Seattle City Council position 8 candidate Sheley Secrest said that black men need to protect black women from police violence.
Mayoral candidate Nikkita Oliver, after twice deferring to other women, asked the council why Mayor Ed Murray and Chief of Police Kathleen O’Toole weren’t present, insisting that even though O’Toole could not discuss the investigation, she could listen to, and participate in, Seattle’s communal grief. (Councilmember M. Lorena González said she had invited O’Toole. “Contrary to popular belief, I do not have subpeona power,” she said. “I cannot make her come to this committee meeting.”) Oliver also criticized SPD for selectively releasing information after the killing, in what some have viewed as an attempt to shape the narrative of Lyles’ death.
One commenter summed up a sentiment shared by many in the room. “I don’t care if she had a knife, I don’t care if she had mental health issues,” she said. “All I care about is she called the police for help, and they murdered her.”
Several council trolls showed up to the meeting as well, including mayoral candidate Alex Tsimmerman and the “Honorable” Michael Fuller.
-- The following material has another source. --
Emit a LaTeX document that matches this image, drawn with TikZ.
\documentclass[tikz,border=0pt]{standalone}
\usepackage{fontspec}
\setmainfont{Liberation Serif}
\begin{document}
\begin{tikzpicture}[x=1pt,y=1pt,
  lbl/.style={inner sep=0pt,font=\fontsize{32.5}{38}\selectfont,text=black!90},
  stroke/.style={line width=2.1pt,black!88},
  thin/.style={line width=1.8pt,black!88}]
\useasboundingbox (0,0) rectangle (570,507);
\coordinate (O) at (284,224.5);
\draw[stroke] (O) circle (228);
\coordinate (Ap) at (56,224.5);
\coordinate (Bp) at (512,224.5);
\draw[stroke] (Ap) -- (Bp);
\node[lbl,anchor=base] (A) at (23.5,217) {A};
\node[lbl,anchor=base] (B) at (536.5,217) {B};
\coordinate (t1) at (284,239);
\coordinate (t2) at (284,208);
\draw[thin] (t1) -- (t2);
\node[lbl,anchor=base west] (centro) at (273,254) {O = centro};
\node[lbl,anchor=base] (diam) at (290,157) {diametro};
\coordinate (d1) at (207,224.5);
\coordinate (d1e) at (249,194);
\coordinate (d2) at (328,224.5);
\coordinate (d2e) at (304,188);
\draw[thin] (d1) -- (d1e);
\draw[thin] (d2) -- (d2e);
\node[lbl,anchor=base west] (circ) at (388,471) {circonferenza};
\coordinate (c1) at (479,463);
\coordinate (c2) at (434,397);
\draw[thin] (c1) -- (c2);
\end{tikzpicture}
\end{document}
So did council regular Queen Pearl, who delivered a speech in the half-singing style of a gospel minister.
The public comment portion of the hearing was closed out by another relative of Lyles, an older gentleman with a cane who said he served in the Korean War. “These people up here,” he said, motioning to the councilmembers, “I don’t know what they’ll do. But I know what they haven’t done”—that is, prevent Charleena Lyles’ death.
“But I also know what you all haven’t done,” he said to the audience. “You come to these meetings, you’re fabulous, you put your tonsils to work.” But that outrage has to translate into action, he said. “Some of you folks just don’t believe in walking. You don’t believe that you can influence power. … Some of you don’t vote, but what they hell, it’s alright. These people are politicians. If you think you’re going to get something from them by sitting and smiling, it’s not going to happen.
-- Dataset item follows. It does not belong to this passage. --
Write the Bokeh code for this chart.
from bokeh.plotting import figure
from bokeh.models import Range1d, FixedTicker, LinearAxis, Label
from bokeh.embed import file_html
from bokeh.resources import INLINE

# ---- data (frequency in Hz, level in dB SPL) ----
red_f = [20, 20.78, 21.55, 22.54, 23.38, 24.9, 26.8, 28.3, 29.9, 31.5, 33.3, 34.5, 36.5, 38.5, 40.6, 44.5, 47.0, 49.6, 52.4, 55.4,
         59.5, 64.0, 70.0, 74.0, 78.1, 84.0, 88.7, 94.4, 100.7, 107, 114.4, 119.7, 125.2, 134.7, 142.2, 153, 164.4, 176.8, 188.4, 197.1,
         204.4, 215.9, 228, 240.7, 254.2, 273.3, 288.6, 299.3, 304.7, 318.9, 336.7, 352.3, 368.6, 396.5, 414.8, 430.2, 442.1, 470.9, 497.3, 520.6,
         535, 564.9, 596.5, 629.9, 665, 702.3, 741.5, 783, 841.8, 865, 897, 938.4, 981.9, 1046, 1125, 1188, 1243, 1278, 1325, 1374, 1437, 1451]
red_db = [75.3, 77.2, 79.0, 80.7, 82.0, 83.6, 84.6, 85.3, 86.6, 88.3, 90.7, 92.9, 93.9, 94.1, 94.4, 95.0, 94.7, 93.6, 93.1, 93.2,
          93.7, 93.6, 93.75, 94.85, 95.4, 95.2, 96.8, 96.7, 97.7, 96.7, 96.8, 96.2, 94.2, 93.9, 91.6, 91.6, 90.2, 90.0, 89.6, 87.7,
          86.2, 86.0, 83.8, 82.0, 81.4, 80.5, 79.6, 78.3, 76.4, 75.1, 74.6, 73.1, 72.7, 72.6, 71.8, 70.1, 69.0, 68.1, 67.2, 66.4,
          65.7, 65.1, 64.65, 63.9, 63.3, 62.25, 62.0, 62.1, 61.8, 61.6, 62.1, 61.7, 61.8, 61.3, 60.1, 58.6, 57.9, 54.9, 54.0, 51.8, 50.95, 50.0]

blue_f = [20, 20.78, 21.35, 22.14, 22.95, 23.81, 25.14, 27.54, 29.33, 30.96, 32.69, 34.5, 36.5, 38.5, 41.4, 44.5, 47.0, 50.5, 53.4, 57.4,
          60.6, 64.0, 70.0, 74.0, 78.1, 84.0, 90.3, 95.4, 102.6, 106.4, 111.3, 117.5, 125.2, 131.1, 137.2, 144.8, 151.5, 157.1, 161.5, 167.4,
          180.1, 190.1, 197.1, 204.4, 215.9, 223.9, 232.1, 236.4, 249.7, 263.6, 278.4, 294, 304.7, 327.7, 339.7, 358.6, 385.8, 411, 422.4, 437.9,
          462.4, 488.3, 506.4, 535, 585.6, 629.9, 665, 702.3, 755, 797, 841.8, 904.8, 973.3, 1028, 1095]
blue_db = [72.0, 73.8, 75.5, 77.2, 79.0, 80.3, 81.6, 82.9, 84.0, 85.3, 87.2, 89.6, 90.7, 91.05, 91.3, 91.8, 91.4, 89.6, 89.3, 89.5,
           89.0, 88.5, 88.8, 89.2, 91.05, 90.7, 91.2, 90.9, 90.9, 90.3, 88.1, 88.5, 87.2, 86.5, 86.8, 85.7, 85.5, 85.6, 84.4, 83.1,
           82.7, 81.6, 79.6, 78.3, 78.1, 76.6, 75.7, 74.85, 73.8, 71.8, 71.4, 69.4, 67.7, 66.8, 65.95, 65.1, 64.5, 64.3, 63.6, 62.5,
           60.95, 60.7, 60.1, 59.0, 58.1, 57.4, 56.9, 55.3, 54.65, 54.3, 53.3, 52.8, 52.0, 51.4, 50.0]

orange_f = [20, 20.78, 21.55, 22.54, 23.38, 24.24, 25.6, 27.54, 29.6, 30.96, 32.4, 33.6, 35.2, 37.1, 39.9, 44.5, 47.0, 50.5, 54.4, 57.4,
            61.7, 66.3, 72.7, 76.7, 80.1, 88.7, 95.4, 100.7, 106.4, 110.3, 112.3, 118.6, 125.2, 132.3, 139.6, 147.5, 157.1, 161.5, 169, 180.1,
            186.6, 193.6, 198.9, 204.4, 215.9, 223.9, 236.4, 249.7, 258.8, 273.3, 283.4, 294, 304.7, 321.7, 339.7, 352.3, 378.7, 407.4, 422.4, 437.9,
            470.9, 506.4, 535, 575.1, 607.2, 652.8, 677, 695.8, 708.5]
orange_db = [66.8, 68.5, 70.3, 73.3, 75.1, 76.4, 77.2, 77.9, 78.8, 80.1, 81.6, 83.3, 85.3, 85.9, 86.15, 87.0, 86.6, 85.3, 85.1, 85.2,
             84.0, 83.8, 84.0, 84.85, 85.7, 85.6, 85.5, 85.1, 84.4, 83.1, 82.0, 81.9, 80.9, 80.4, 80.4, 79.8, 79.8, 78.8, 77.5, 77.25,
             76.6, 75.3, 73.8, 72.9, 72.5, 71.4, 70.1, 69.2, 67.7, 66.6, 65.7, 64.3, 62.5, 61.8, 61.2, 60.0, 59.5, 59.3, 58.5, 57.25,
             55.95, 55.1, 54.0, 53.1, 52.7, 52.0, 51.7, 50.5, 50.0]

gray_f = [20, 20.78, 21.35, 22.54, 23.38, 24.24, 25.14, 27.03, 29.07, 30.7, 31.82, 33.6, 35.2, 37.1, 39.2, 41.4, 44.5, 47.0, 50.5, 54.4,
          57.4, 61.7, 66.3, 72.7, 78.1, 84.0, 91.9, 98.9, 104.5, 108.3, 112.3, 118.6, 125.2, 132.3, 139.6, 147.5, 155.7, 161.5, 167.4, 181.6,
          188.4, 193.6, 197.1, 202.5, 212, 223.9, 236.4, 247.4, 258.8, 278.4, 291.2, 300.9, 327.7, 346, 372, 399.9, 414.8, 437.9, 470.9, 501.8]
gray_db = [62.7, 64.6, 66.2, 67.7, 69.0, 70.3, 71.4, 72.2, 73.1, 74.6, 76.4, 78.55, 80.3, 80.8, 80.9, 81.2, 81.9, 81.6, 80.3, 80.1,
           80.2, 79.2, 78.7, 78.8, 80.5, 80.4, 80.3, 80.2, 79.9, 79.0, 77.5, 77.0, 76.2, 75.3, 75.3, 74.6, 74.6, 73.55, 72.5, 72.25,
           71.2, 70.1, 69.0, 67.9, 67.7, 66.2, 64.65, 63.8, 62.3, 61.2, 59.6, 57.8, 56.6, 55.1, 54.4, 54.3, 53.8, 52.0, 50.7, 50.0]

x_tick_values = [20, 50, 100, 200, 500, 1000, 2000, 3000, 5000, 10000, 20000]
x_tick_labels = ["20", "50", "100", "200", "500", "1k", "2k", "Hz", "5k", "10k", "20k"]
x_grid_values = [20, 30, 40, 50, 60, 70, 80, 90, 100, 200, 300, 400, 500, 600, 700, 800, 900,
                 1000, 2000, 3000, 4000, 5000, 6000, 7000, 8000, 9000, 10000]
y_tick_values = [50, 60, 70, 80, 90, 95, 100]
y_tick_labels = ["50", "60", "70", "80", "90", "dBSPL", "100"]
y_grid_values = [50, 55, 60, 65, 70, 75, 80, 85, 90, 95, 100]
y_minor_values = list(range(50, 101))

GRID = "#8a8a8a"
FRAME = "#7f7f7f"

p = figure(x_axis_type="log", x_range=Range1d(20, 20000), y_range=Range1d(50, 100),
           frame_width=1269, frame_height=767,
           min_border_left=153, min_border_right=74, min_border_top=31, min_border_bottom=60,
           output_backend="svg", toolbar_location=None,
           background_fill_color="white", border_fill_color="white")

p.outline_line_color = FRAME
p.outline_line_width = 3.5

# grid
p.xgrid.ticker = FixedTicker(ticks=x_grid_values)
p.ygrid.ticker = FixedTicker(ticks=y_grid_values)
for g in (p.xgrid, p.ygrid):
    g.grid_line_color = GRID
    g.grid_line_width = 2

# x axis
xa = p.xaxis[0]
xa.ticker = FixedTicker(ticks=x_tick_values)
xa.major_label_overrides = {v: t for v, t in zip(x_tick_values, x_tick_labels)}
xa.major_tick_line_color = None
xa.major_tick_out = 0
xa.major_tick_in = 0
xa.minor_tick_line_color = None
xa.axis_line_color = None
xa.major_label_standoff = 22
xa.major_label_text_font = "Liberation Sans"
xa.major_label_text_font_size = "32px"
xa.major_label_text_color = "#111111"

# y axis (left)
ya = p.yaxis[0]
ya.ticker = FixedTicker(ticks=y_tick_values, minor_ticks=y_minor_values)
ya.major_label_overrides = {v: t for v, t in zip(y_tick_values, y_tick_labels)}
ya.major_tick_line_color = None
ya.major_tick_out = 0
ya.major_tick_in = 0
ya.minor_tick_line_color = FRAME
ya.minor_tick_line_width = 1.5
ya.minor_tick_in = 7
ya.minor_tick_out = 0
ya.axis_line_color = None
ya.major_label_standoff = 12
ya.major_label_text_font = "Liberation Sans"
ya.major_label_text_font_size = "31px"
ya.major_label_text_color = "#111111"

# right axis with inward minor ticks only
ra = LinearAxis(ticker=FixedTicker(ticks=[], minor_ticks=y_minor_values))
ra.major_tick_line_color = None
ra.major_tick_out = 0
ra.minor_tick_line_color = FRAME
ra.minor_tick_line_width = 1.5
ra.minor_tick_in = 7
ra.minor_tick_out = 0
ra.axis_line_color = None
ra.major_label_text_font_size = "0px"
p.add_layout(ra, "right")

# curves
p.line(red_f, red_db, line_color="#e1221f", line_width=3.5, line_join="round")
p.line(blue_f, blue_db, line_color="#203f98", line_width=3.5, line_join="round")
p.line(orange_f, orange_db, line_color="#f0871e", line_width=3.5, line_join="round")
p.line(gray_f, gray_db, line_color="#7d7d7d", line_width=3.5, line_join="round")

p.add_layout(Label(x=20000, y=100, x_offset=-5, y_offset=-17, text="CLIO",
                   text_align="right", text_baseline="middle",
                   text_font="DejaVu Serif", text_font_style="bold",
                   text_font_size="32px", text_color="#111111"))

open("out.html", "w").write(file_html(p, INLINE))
“You have to knock on their doors,” he said, and if they don’t let you in, “knock the door down!”
Each councilmember responded before the meeting closed, each offering their condolences and vowing to double down, somehow, on police reform. Mike O’Brien sounded sad. Storm asked Kshama Sawant to wrap up after the latter started delivering a stump speech. Lisa Herbold promised to continue working “in such a way that we’re doing something differently than what we have been doing,” over the shouts of audience members demanding specifics. Bruce Harrell said we live during “an era of justifiable anger.” Rob Johnson said he was “heartbroken.” Sally Bagshaw said that the hearing had changed her: “I am not the same person who’s leaving here as the one who walked through this door.” Tim Burgess said that he thinks “we’re on the right path” toward police reform, and “we need to make sure that we continue.” Debora Juarez told “those of you who hollered out ‘What are you going to do?’, keep doing that!” And M. Lorena González, whose office organized the hearing, said that “What I have heard is we need more training, training, training” for police officers, as well as changes to state law to make it possible to convict police who make bad kills.
cjaywork@seattleweekly.com
This post has been edited to clarify the responding officers’ statements and to add new information.